Thursday, December 1, 2011
Earlier this month, Traveller’s Rest Equine Elders Sanctuary was invited to present a talk on Equine Elder care at the Equine Extravaganza in Doswell, VA. The talk lasted about forty minutes and the floor was opened to questions. The room became silent. Either I had told the listeners everything they needed to know about keeping weight on senior horses, or I had baffled them into a state of confused speechlessness.
Finally, in the last row of chairs, a hand rose. What a relief. Unfortunately, the question did not concern the topic of geriatric horse health.
“Do you take donated horses?”
I repeated the question into the microphone. “Do we take donated horses?”
I thought: “I can answer this question two ways.” First, I can explain why we don’t consider TREES residents to be donations. Or, probably more to the point of this specific instance, I can explain how we decide which horses we accept into the sanctuary. I chose to start with the latter.
The decision process is really quite straightforward. First, and perhaps most importantly, the sanctuary must have the room and resources to take in a new horse without jeopardizing the care of the current herd. Since the farm continually operates at maximum capacity, we often have a waiting list of sorts. There are always more Elders in need than there are places for them to go for care. Because we can’t take them all, we have a basic triage system. Horses who will immediately suffer hunger, untreated illness or injuries, or other life-threatening issues if left where they are at the time, are given first priority. Underlying circumstances may include outright neglect, abandonment, or owners’ physical or financial hardships.
The bottom line is that, when we accept a horse surrendered directly to TREES by his owner, it is because the owner is no longer able to provide even basic care, usually through no fault of his own.
Following this explanation, the lady in the back row began to explain that she had recently rescued a horse at New Holland (a large auction barn in Pennsylvania) but that the horse turned out to be several years older than she believed at the time of purchase.
I repeated the basics of our acceptance policy – horses not receiving even basic care, i.e. food, basic veterinary care, etc – and followed up with “Are you able to provide basic care?”
“I’d rather not.”
Silence. Her “I’d rather not” hung in the room like a noose.

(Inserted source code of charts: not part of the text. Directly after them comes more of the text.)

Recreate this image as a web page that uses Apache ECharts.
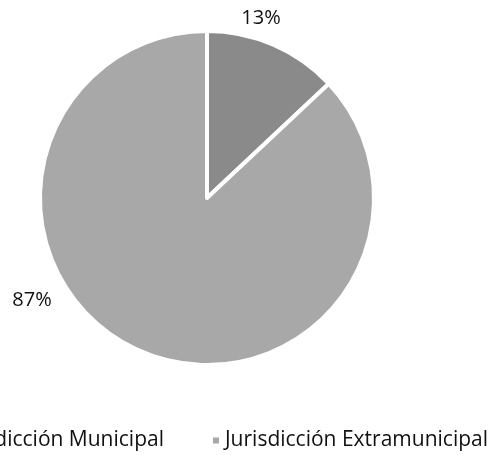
<!DOCTYPE html>
<html>
<head>
<meta charset="utf-8">
<script src="https://cdn.jsdelivr.net/npm/echarts@6/dist/echarts.min.js"></script>
<style>
  html, body { margin: 0; padding: 0; background: #fff; overflow: hidden; }
  #chart { position: absolute; left: -100px; top: 0; width: 592px; height: 455px; }
</style>
</head>
<body>
<div id="chart"></div>
<script>
const categories = ['Jurisdicción Municipal', 'Jurisdicción Extramunicipal']
const shares = [13, 87]
const sliceColors = ['#8a8a8a', '#a8a8a8']

// label spots as Excel placed them (page px, chart div is shifted 100px left)
const labelSpots = [[361, 18], [132, 300]]

const chart = echarts.init(document.getElementById('chart'), null, { renderer: 'canvas' })

chart.setOption({
  animation: false,
  backgroundColor: '#fff',
  textStyle: { fontFamily: 'Open Sans' },
  legend: {
    data: categories,
    right: 4,
    top: 430,
    padding: 0,
    itemWidth: 8,
    itemHeight: 8,
    itemGap: 47,
    icon: 'rect',
    textStyle: { fontSize: 21, color: '#111', fontFamily: 'Open Sans' }
  },
  series: [{
    type: 'pie',
    center: [307, 198],
    radius: 167,
    startAngle: 90,
    clockwise: true,
    itemStyle: { borderColor: '#fff', borderWidth: 4 },
    label: {
      show: true,
      position: 'outside',
      formatter: '{d}%',
      fontSize: 20,
      color: '#111'
    },
    labelLine: { show: false },
    labelLayout: (p) => ({
      x: labelSpots[p.dataIndex][0],
      y: labelSpots[p.dataIndex][1],
      align: 'center',
      verticalAlign: 'middle'
    }),
    data: categories.map((name, i) => ({
      name,
      value: shares[i],
      itemStyle: { color: sliceColors[i] }
    }))
  }]
})
</script>
</body>
</html>
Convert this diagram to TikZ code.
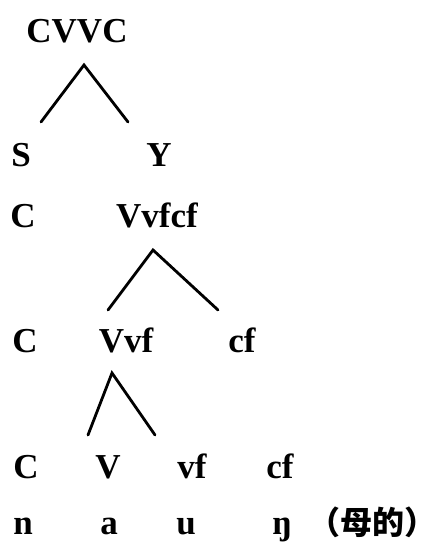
\documentclass[tikz,border=0pt]{standalone}
\usepackage{fontspec}
\setmainfont{Liberation Serif}
\newfontfamily\cjk{Noto Sans CJK SC}
\begin{document}
\begin{tikzpicture}[x=1pt,y=-1pt,
  lab/.style={inner sep=0pt,anchor=base,font=\fontsize{35}{40}\selectfont\bfseries},
  cjklab/.style={inner sep=0pt,anchor=base west,font=\fontsize{32}{40}\selectfont\cjk\bfseries},
  branch/.style={line width=2.8pt,line cap=round,line join=miter}]
\useasboundingbox (0,0) rectangle (441,545);
% row 0
\node[lab] (cvvc) at (77,43) {CVVC};
% row 1
\node[lab] (s) at (21,167) {S};
\node[lab] (y) at (159,167) {Y};
% row 2
\node[lab] (c2) at (23,227) {C};
\node[lab] (vvfcf) at (157,227) {Vvfcf};
% row 3
\node[lab] (c3) at (25,352) {C};
\node[lab] (vvf) at (126,352) {Vvf};
\node[lab] (cf3) at (242,352) {cf};
% row 4
\node[lab] (c4) at (26,478) {C};
\node[lab] (v4) at (108,478) {V};
\node[lab] (vf4) at (192,478) {vf};
\node[lab] (cf4) at (280,478) {cf};
% row 5
\node[lab] (n5) at (23,534) {n};
\node[lab] (a5) at (109,534) {a};
\node[lab] (u5) at (186,534) {u};
\node[lab] (ng5) at (282,534) {ŋ};
\node[cjklab] (gloss) at (308,534) {（母的）};
% branch points
\coordinate (t1) at (84,65);
\coordinate (t1l) at (41,122);
\coordinate (t1r) at (128,122);
\coordinate (t2) at (153,250);
\coordinate (t2l) at (108,310);
\coordinate (t2r) at (218,310);
\coordinate (t3) at (112,373);
\coordinate (t3l) at (88,435);
\coordinate (t3r) at (155,435);
\draw[branch] (t1l) -- (t1) -- (t1r);
\draw[branch] (t2l) -- (t2) -- (t2r);
\draw[branch] (t3l) -- (t3) -- (t3r);
\end{tikzpicture}
\end{document}
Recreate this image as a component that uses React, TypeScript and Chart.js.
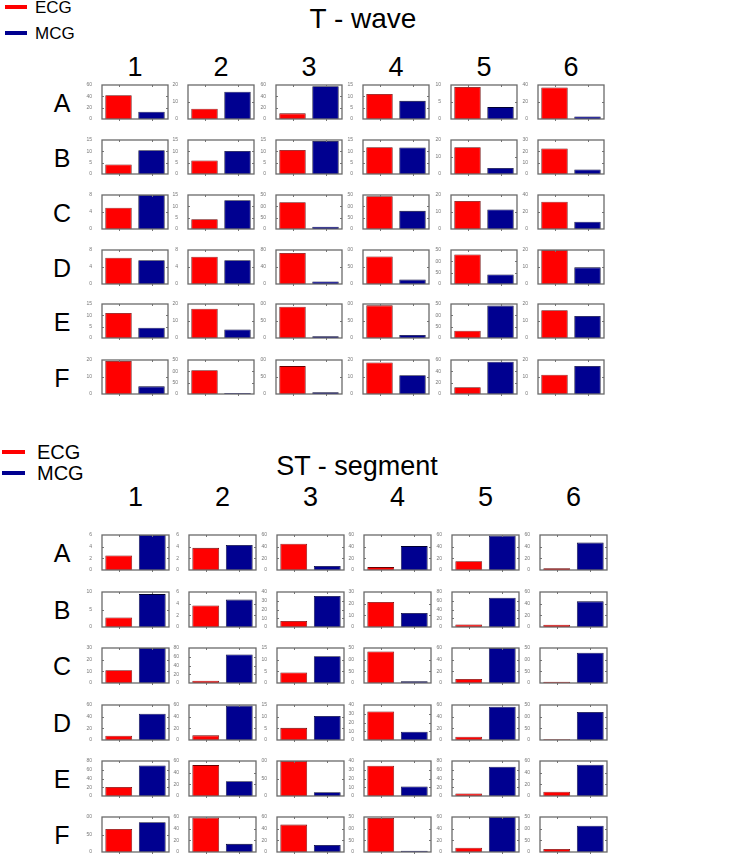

Thousands of people who desperately want to be able to provide basic care to their horses, literally, cannot. You can see it on local bulletin boards, classified sites and on internet forums. They’ve been laid off. They’ve taken lower paying or part time jobs to put food on the table but don’t have much left over for hay. Some are working two or three part time jobs, which almost makes ends meet, but doesn’t leave time for the actual labor involved in horse care. Other people are losing farms, losing homes, moving into smaller, more affordable accommodations that don’t include space for horses (and if they can’t afford a mortgage payment, they certainly can’t afford to pay boarding facilities to care for their horses.) Even so, I am regularly amazed at what some people are willing to sacrifice to buy a bag of feed or a bale of hay.
Now, at the Equine Extravaganza, I stood looking at a woman who apparently could afford to care for her “rescued” horse, but didn’t want to. I took a deep breath and, for the third time, explained that those horses whose owners cannot provide basic care take priority and that there are always – always – more waiting in the wings. It will be a long, long time before TREES will be able take in a horse whose owner is able to provide feed and vet care but would “rather not.”